- The Washington Times - Wednesday, October 14, 2020

A U.S.-developed hypersonic missile hit within 6 inches of its target in a test earlier this year, Army Secretary Ryan McCarthy said, highlighting a major breakthrough for the military’s race to develop hypersonic weapons.

In a speech at the Association of the U.S. Army conference Tuesday, Mr. McCarthy shed some light on a joint Army and Navy hypersonic glide body flight test from March that he said marked a significant feat.

“Hypersonic missiles are hitting their targets with a variance of only a mere 6 inches,” Mr. McCarthy said.

Hypersonic weapons fly at speeds at least five times the speed of sound — or Mach 5 — and are widely viewed as a game-changing military technology.

But for years specialists and military insiders have warned the U.S. has fallen behind its chief competitors, China and Russia, in the development of the weapons.

Last week, Russia conducted a test of its cutting-edge hypersonic missile that the Kremlin claims can travel at nine times the speed of sound and strike enemies more than 600 miles away.

The test of Russia’s widely hyped Zircon system saw a Russian frigate in the White Sea fire a missile and hit a target in the Barents Sea.

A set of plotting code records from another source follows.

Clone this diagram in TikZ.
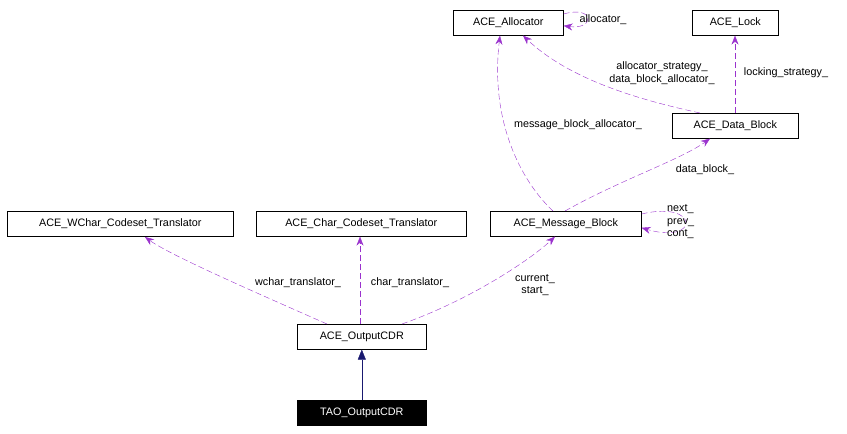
\documentclass[tikz,border=0pt]{standalone}
\usepackage{fontspec}
\setmainfont{Liberation Sans}
\usetikzlibrary{arrows.meta}
\begin{document}
\begin{tikzpicture}[x=1pt,y=-1pt,font=\fontsize{10.8}{12.5}\selectfont,
  box/.style={draw,semithick,minimum height=25pt,inner sep=0pt,anchor=north west},
  use/.style={draw={rgb,255:red,154;green,50;blue,205},dash pattern=on 6pt off 3pt,-{Stealth[length=9pt,width=7pt]},thin},
  inh/.style={draw={rgb,255:red,25;green,25;blue,112},-{Triangle[length=10pt,width=8pt,fill={rgb,255:red,25;green,25;blue,112}]}},
  lab/.style={inner sep=0pt,align=center}]
\useasboundingbox (0,0) rectangle (847,434);
\node[box,minimum width=110pt] (alloc) at (453,10) {ACE\_Allocator};
\node[box,minimum width=86pt] (lock) at (692,10) {ACE\_Lock};
\node[box,minimum width=126pt] (db) at (672,113) {ACE\_Data\_Block};
\node[box,minimum width=226pt] (wc) at (7,211) {ACE\_WChar\_Codeset\_Translator};
\node[box,minimum width=210pt] (cc) at (256,211) {ACE\_Char\_Codeset\_Translator};
\node[box,minimum width=151pt] (mb) at (490,211) {ACE\_Message\_Block};
\node[box,minimum width=129pt] (oc) at (297,324) {ACE\_OutputCDR};
\node[box,minimum width=129pt,fill=black,text=white] (tao) at (297,400) {TAO\_OutputCDR};

\draw[inh] (tao) -- (oc);
\draw[use] (oc.north west) ++(30,0) coordinate (a1) .. controls (250,290) and (170,255) .. (145,237);
\draw[use] ([xshift=63pt]oc.north west) -- ([xshift=104pt]cc.south west);
\draw[use] ([xshift=105pt]oc.north west) .. controls (470,300) and (530,260) .. ([xshift=65pt]mb.south west);
\draw[use] (mb.north east) ++(0,3) coordinate (s1) .. controls (700,200) and (700,245) .. ([yshift=-4pt]mb.east);
\draw[use] ([xshift=75pt]mb.north west) .. controls (620,180) and (680,160) .. ([xshift=38pt]db.south west);
\draw[use] ([xshift=63pt]mb.north west) .. controls (520,180) and (490,120) .. ([xshift=47pt]alloc.south west);
\draw[use] ([xshift=28pt]db.north west) .. controls (640,100) and (570,80) .. ([xshift=70pt]alloc.south west);
\draw[use] ([xshift=63pt]db.north west) -- ([xshift=43pt]lock.south west);
\draw[use] (alloc.north east) ++(0,4) .. controls (595,5) and (595,30) .. ([yshift=-3pt]alloc.east);

\node[lab] at (298,283) {wchar\_translator\_};
\node[lab] at (410,283) {char\_translator\_};
\node[lab] at (535,285) {current\_\\start\_};
\node[lab,align=left,anchor=west] at (667,222) {next\_\\prev\_\\cont\_};
\node[lab] at (705,170) {data\_block\_};
\node[lab] at (578,125) {message\_block\_allocator\_};
\node[lab] at (662,73) {allocator\_strategy\_\\data\_block\_allocator\_};
\node[lab] at (786,73) {locking\_strategy\_};
\node[lab] at (603,20) {allocator\_};
\end{tikzpicture}
\end{document}
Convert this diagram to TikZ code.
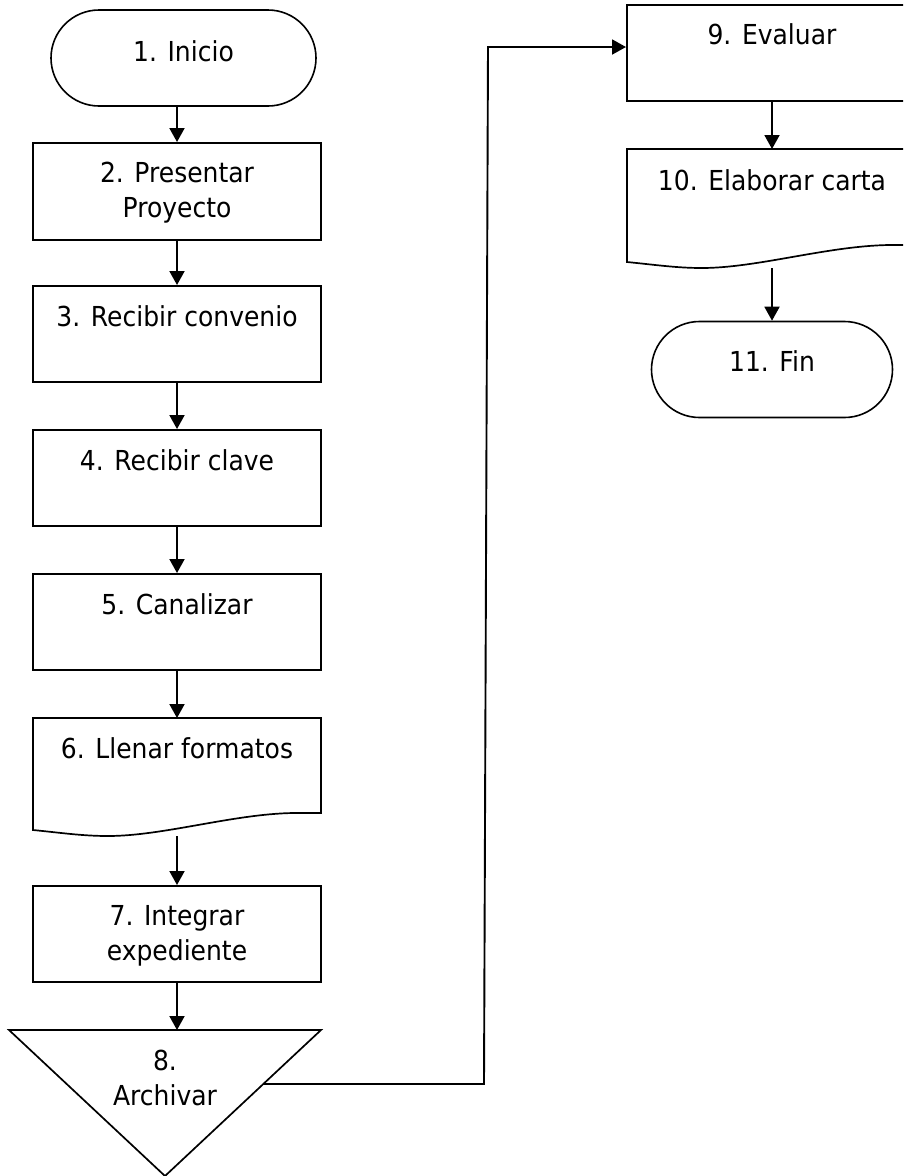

It’s unclear exactly how far away the two vessels were at the time of the demonstration.

Catching up and ensuring the U.S. is on par with its foes, and has the capability to defend against hypersonics in the event enemies deploy them, has become a top priority inside the Pentagon.

Officials at the time of the test, which took place at the Pacific Missile Range Facility in Kauai, said that the weapon flew at hypersonic speed and successfully hit its target.